Leaving the skin on the breast is crucial, too. Not only is it delicious, it also provides the meat with some protection from drying out. Skin-on breasts are usually sold on the bone, which needs to be removed in order to sear the breast evenly. It is easy to do: Lay the breast, skin side up, on a cutting board and look for the layer of bone under the meat. Insert a small, sharp knife between the bone and the meat and, running the knife along the edge of the bone, slice off the meat. Flip the now boneless breast over and remove the loose flap of meat, aka the tender, and reserve for another use. (The tender won’t cook evenly with the rest of the meat, and because of its small size, it gets overseasoned in the brining process.)
This is a perfect headache-free main when you’re cooking for friends; once the meat is brined, it cooks up quickly, leaving you time to relax and receive compliments from your friends about how they’ve never tasted a chicken breast so juicy.
- Yield: 6 to 8 Servings
- 4 cups water
- ½ cup plus 2 teaspoons salt
- 6 tablespoons sugar
- 1½ pounds ice, or 3 cups cold water (see weighing ice for wet brines)
- 4 boneless skin-on chicken breasts (see recipe introduction)
- 1 teaspoon freshly ground black pepper
- 3 tablespoons extra-virgin olive oil
- 3 tablespoons butter
- In a small saucepan over high heat, bring the water to a boil. Remove the pan from the heat and add ½ cup of the salt and the sugar and stir until dissolved.
- Add the ice to cool the brine to room temperature. Put the chicken breasts in a resealable plastic bag, pour the brine over them, and seal closed. Place the bag in a container that allows the meat to be fully submerged in the liquid, and refrigerate for at least 1 hour and no more than 1½ hours (or the meat will be too salty).
- Remove the chicken from the brine, discard the brine, and dry the chicken very well on a kitchen towel. Allow to come to room temperature, about 1 hour. Season each breast on both sides with ½ teaspoon of the remaining salt and ¼ teaspoon of the pepper.
- Place a baking sheet in the oven and preheat the oven to 400°F.
- Heat a black steel pan over high heat until very hot. Add 1 tablespoon of the oil and heat until the surface is rippling but not smoking. Working in batches to avoid crowding the pan, add 2 chicken breasts, skin side down. Weight them down with a heavy heatproof plate to create an even sear across the surface of the skin and cook for 2 to 2½ minutes, until crisp and golden brown. Transfer the breasts to a plate, then rinse the pan and dry it well. Repeat the process with 1 tablespoon of the oil and the remaining 2 breasts. Rinse and dry the pan well. Return the pan to medium-high heat. Add the remaining 1 tablespoon of oil and 2 of the seared breasts, skin side up, to the pan.

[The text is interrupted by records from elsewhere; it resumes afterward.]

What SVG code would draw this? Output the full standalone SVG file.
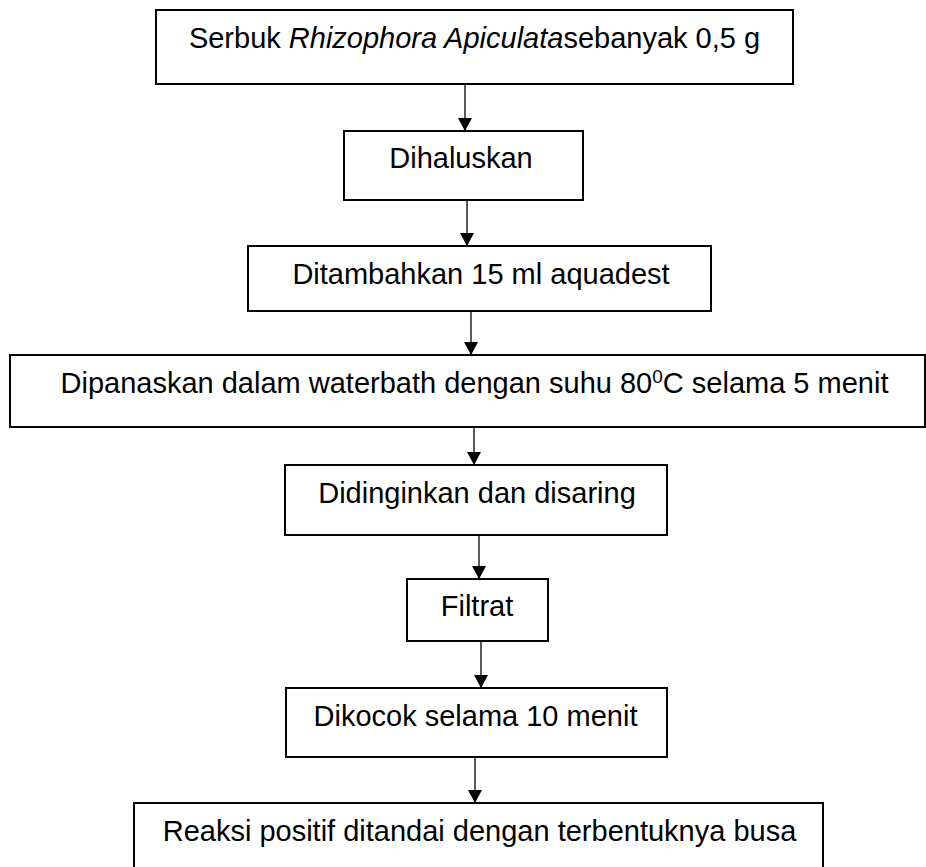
<svg xmlns="http://www.w3.org/2000/svg" width="926" height="867" viewBox="0 0 926 867">
  <style>
    .box { fill: #ffffff; stroke: #000000; stroke-width: 2; }
    .lbl { font-family: "Liberation Sans", Arial, sans-serif; font-size: 29px; fill: #000000; text-anchor: middle; }
    .conn { stroke: #000000; stroke-width: 1.3; fill: none; marker-end: url(#arrow); }
  </style>
  <defs>
    <marker id="arrow" markerWidth="14" markerHeight="14" refX="13" refY="7" orient="auto" markerUnits="userSpaceOnUse">
      <path d="M0,0 L13,7 L0,14 Z" fill="#000000"/>
    </marker>
  </defs>
  <rect x="0" y="0" width="926" height="867" fill="#ffffff"/>
  <g id="connectors">
    <line class="conn" x1="465" y1="84" x2="465" y2="131"/>
    <line class="conn" x1="467" y1="200" x2="467" y2="246"/>
    <line class="conn" x1="471" y1="311" x2="471" y2="355"/>
    <line class="conn" x1="474" y1="427" x2="474" y2="465"/>
    <line class="conn" x1="479" y1="535" x2="479" y2="579"/>
    <line class="conn" x1="481" y1="641" x2="481" y2="688"/>
    <line class="conn" x1="475" y1="757" x2="475" y2="803"/>
  </g>
  <g id="n1">
    <rect class="box" x="156" y="10" width="637" height="74"/>
    <text class="lbl" x="474.5" y="48">Serbuk <tspan font-style="italic">Rhizophora Apiculata</tspan>sebanyak 0,5 g</text>
  </g>
  <g id="n2">
    <rect class="box" x="344" y="131" width="239" height="69"/>
    <text class="lbl" x="461" y="168">Dihaluskan</text>
  </g>
  <g id="n3">
    <rect class="box" x="248" y="246" width="463" height="65"/>
    <text class="lbl" x="481" y="284">Ditambahkan 15 ml aquadest</text>
  </g>
  <g id="n4">
    <rect class="box" x="10" y="355" width="915" height="72"/>
    <text class="lbl" x="474.5" y="393">Dipanaskan dalam waterbath dengan suhu 80<tspan font-size="19" dy="-10">0</tspan><tspan dy="10">C selama 5 menit</tspan></text>
  </g>
  <g id="n5">
    <rect class="box" x="285" y="465" width="382" height="70"/>
    <text class="lbl" x="477" y="503">Didinginkan dan disaring</text>
  </g>
  <g id="n6">
    <rect class="box" x="407" y="579" width="141" height="62"/>
    <text class="lbl" x="477" y="616">Filtrat</text>
  </g>
  <g id="n7">
    <rect class="box" x="286" y="688" width="381" height="69"/>
    <text class="lbl" x="475.5" y="726">Dikocok selama 10 menit</text>
  </g>
  <g id="n8">
    <rect class="box" x="134" y="803" width="689" height="80"/>
    <text class="lbl" x="479.5" y="841">Reaksi positif ditandai dengan terbentuknya busa</text>
  </g>
</svg>
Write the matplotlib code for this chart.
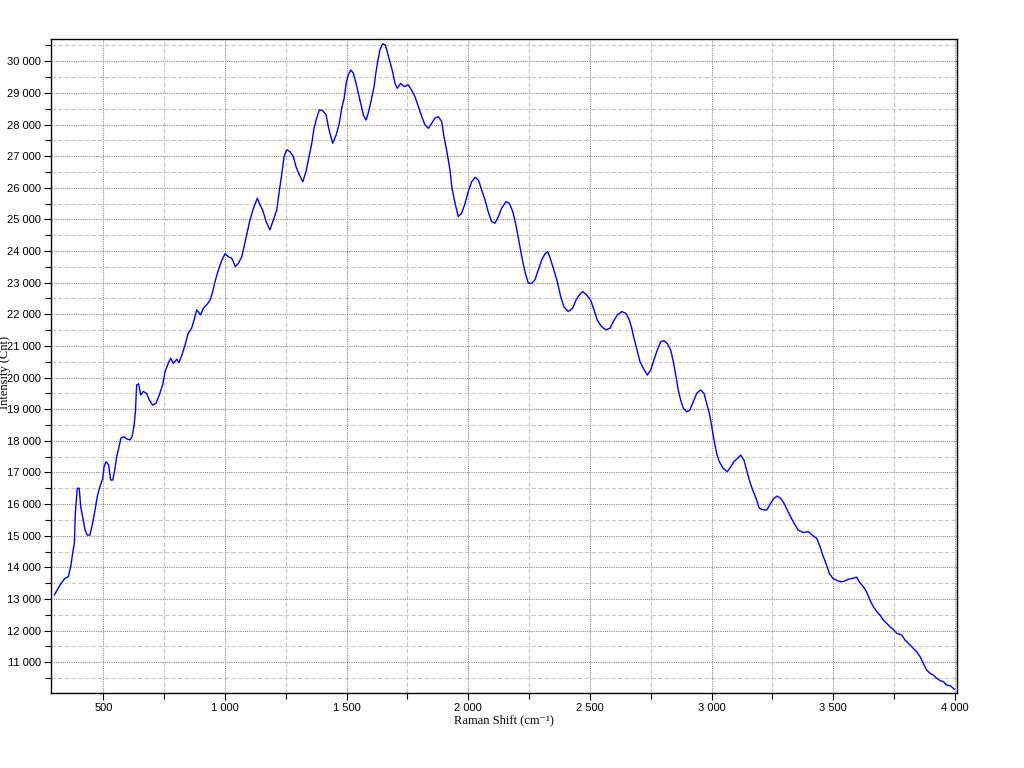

- Add 1½ tablespoons of the butter to the pan. Once the butter has melted, repeatedly spoon it over the chicken to baste the meat. Place the 2 basted chicken breasts, with all of their juices and butter, aside on a clean plate. Add the other 2 chicken breasts to the hot pan, skin side up, and baste using the remaining 1½ tablespoons butter. Place the breasts, with all of their juices and butter, on the plate.
- Carefully remove the hot baking sheet from the oven. Place all of the chicken breasts on the baking sheet and pour the juices and butter over the meat. Return the baking sheet to the oven and roast until the thickest part of the breasts reaches 140°F, 6 to 9 minutes.
- Remove the baking sheet from the oven, transfer the breasts to a platter, and pour any juices over the meat. Loosely tent the chicken with aluminum foil, and let rest for 4 to 5 minutes. Slice each breast on the bias (across the grain, with your knife at a 45-degree angle) into 7 or 8 slices.
- To serve with Asparagus with Black Garlic Hollandaise as shown (see photo), make the hollandaise and cook the asparagus while the chicken is coming to room temperature after brining. Remove the asparagus from the ice water and pat it dry on a kitchen towel; leave the blanching water on the stove.
- While the cooked chicken is resting, bring the asparagus blanching water back to a simmer and quickly reheat the stalks in it, about 30 seconds. Check the consistency of the hollandaise; if it has thickened up too much, whisk the hollandaise in a bowl set over the warm blanching water to gently warm and loosen the sauce slightly or whisk in about 1 teaspoon warm water. Lay 5 or 6 stalks of asparagus on each serving plate and spoon about 2 tablespoons of hollandaise over the asparagus.
- Arrange the chicken slices alongside the asparagus, dividing them evenly, and tuck small tufts of herb salad in the back.